> **The problem**: Write out the whole listing again, exactly as given.

> **Source data**:
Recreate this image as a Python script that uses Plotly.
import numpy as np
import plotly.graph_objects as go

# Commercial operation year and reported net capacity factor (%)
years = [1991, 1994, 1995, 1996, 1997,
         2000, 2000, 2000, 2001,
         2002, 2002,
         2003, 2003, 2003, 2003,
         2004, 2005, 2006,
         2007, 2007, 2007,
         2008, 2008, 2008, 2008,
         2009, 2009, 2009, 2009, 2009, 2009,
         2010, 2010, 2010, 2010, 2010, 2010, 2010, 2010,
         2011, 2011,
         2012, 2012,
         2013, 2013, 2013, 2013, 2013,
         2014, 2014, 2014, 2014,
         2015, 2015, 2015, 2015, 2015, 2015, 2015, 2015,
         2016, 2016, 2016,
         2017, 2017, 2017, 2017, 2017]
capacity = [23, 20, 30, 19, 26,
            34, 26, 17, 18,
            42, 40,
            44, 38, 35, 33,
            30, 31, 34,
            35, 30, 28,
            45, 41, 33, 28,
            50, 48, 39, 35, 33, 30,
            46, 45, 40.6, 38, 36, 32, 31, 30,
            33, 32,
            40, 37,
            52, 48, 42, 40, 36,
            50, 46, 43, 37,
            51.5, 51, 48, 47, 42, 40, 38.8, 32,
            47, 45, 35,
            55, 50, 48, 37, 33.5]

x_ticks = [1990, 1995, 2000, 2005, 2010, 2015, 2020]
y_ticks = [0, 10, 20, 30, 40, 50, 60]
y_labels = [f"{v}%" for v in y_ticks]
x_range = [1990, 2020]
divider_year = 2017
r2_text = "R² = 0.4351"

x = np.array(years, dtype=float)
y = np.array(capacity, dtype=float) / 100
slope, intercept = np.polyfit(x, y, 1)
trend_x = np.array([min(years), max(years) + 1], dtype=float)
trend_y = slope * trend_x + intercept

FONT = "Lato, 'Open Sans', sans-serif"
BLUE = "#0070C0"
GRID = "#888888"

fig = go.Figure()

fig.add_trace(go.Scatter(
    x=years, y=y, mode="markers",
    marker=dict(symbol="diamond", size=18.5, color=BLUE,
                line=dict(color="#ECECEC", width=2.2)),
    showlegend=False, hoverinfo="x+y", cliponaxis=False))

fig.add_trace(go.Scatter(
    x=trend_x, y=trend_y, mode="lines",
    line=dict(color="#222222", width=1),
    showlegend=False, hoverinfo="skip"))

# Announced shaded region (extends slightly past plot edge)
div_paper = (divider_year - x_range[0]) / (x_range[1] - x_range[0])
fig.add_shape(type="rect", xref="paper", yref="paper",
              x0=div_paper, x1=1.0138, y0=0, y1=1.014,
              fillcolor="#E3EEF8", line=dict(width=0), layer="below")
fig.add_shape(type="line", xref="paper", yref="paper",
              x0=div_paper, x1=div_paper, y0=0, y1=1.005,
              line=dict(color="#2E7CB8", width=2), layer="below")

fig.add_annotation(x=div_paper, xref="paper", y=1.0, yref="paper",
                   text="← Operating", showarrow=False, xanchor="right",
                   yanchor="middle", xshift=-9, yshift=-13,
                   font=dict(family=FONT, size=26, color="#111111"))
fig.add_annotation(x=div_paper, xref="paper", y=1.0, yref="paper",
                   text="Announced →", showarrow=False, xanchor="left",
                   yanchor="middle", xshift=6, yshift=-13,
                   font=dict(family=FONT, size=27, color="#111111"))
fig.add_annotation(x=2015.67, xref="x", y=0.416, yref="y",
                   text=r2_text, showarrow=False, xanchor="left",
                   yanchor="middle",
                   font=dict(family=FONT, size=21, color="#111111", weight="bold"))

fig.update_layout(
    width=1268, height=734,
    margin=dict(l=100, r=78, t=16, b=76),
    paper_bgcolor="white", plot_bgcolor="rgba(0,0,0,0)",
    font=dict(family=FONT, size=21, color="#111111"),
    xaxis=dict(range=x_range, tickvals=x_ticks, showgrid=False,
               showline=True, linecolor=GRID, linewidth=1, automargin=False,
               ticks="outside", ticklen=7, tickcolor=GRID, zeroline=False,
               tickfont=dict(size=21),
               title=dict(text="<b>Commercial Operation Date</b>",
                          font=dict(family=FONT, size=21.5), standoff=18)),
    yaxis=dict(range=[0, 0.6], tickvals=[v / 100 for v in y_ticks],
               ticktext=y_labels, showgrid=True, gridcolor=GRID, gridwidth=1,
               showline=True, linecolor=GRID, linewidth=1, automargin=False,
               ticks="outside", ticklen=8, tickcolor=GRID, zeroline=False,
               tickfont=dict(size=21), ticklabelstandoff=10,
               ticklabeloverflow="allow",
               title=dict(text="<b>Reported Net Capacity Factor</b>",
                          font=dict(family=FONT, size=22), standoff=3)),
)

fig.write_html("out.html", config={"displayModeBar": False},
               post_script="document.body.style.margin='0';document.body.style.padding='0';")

> **Full response**:
Recreate this image as a Python script that uses Plotly.
import numpy as np
import plotly.graph_objects as go

# Commercial operation year and reported net capacity factor (%)
years = [1991, 1994, 1995, 1996, 1997,
         2000, 2000, 2000, 2001,
         2002, 2002,
         2003, 2003, 2003, 2003,
         2004, 2005, 2006,
         2007, 2007, 2007,
         2008, 2008, 2008, 2008,
         2009, 2009, 2009, 2009, 2009, 2009,
         2010, 2010, 2010, 2010, 2010, 2010, 2010, 2010,
         2011, 2011,
         2012, 2012,
         2013, 2013, 2013, 2013, 2013,
         2014, 2014, 2014, 2014,
         2015, 2015, 2015, 2015, 2015, 2015, 2015, 2015,
         2016, 2016, 2016,
         2017, 2017, 2017, 2017, 2017]
capacity = [23, 20, 30, 19, 26,
            34, 26, 17, 18,
            42, 40,
            44, 38, 35, 33,
            30, 31, 34,
            35, 30, 28,
            45, 41, 33, 28,
            50, 48, 39, 35, 33, 30,
            46, 45, 40.6, 38, 36, 32, 31, 30,
            33, 32,
            40, 37,
            52, 48, 42, 40, 36,
            50, 46, 43, 37,
            51.5, 51, 48, 47, 42, 40, 38.8, 32,
            47, 45, 35,
            55, 50, 48, 37, 33.5]

x_ticks = [1990, 1995, 2000, 2005, 2010, 2015, 2020]
y_ticks = [0, 10, 20, 30, 40, 50, 60]
y_labels = [f"{v}%" for v in y_ticks]
x_range = [1990, 2020]
divider_year = 2017
r2_text = "R² = 0.4351"

x = np.array(years, dtype=float)
y = np.array(capacity, dtype=float) / 100
slope, intercept = np.polyfit(x, y, 1)
trend_x = np.array([min(years), max(years) + 1], dtype=float)
trend_y = slope * trend_x + intercept

FONT = "Lato, 'Open Sans', sans-serif"
BLUE = "#0070C0"
GRID = "#888888"

fig = go.Figure()

fig.add_trace(go.Scatter(
    x=years, y=y, mode="markers",
    marker=dict(symbol="diamond", size=18.5, color=BLUE,
                line=dict(color="#ECECEC", width=2.2)),
    showlegend=False, hoverinfo="x+y", cliponaxis=False))

fig.add_trace(go.Scatter(
    x=trend_x, y=trend_y, mode="lines",
    line=dict(color="#222222", width=1),
    showlegend=False, hoverinfo="skip"))

# Announced shaded region (extends slightly past plot edge)
div_paper = (divider_year - x_range[0]) / (x_range[1] - x_range[0])
fig.add_shape(type="rect", xref="paper", yref="paper",
              x0=div_paper, x1=1.0138, y0=0, y1=1.014,
              fillcolor="#E3EEF8", line=dict(width=0), layer="below")
fig.add_shape(type="line", xref="paper", yref="paper",
              x0=div_paper, x1=div_paper, y0=0, y1=1.005,
              line=dict(color="#2E7CB8", width=2), layer="below")

fig.add_annotation(x=div_paper, xref="paper", y=1.0, yref="paper",
                   text="← Operating", showarrow=False, xanchor="right",
                   yanchor="middle", xshift=-9, yshift=-13,
                   font=dict(family=FONT, size=26, color="#111111"))
fig.add_annotation(x=div_paper, xref="paper", y=1.0, yref="paper",
                   text="Announced →", showarrow=False, xanchor="left",
                   yanchor="middle", xshift=6, yshift=-13,
                   font=dict(family=FONT, size=27, color="#111111"))
fig.add_annotation(x=2015.67, xref="x", y=0.416, yref="y",
                   text=r2_text, showarrow=False, xanchor="left",
                   yanchor="middle",
                   font=dict(family=FONT, size=21, color="#111111", weight="bold"))

fig.update_layout(
    width=1268, height=734,
    margin=dict(l=100, r=78, t=16, b=76),
    paper_bgcolor="white", plot_bgcolor="rgba(0,0,0,0)",
    font=dict(family=FONT, size=21, color="#111111"),
    xaxis=dict(range=x_range, tickvals=x_ticks, showgrid=False,
               showline=True, linecolor=GRID, linewidth=1, automargin=False,
               ticks="outside", ticklen=7, tickcolor=GRID, zeroline=False,
               tickfont=dict(size=21),
               title=dict(text="<b>Commercial Operation Date</b>",
                          font=dict(family=FONT, size=21.5), standoff=18)),
    yaxis=dict(range=[0, 0.6], tickvals=[v / 100 for v in y_ticks],
               ticktext=y_labels, showgrid=True, gridcolor=GRID, gridwidth=1,
               showline=True, linecolor=GRID, linewidth=1, automargin=False,
               ticks="outside", ticklen=8, tickcolor=GRID, zeroline=False,
               tickfont=dict(size=21), ticklabelstandoff=10,
               ticklabeloverflow="allow",
               title=dict(text="<b>Reported Net Capacity Factor</b>",
                          font=dict(family=FONT, size=22), standoff=3)),
)

fig.write_html("out.html", config={"displayModeBar": False},
               post_script="document.body.style.margin='0';document.body.style.padding='0';")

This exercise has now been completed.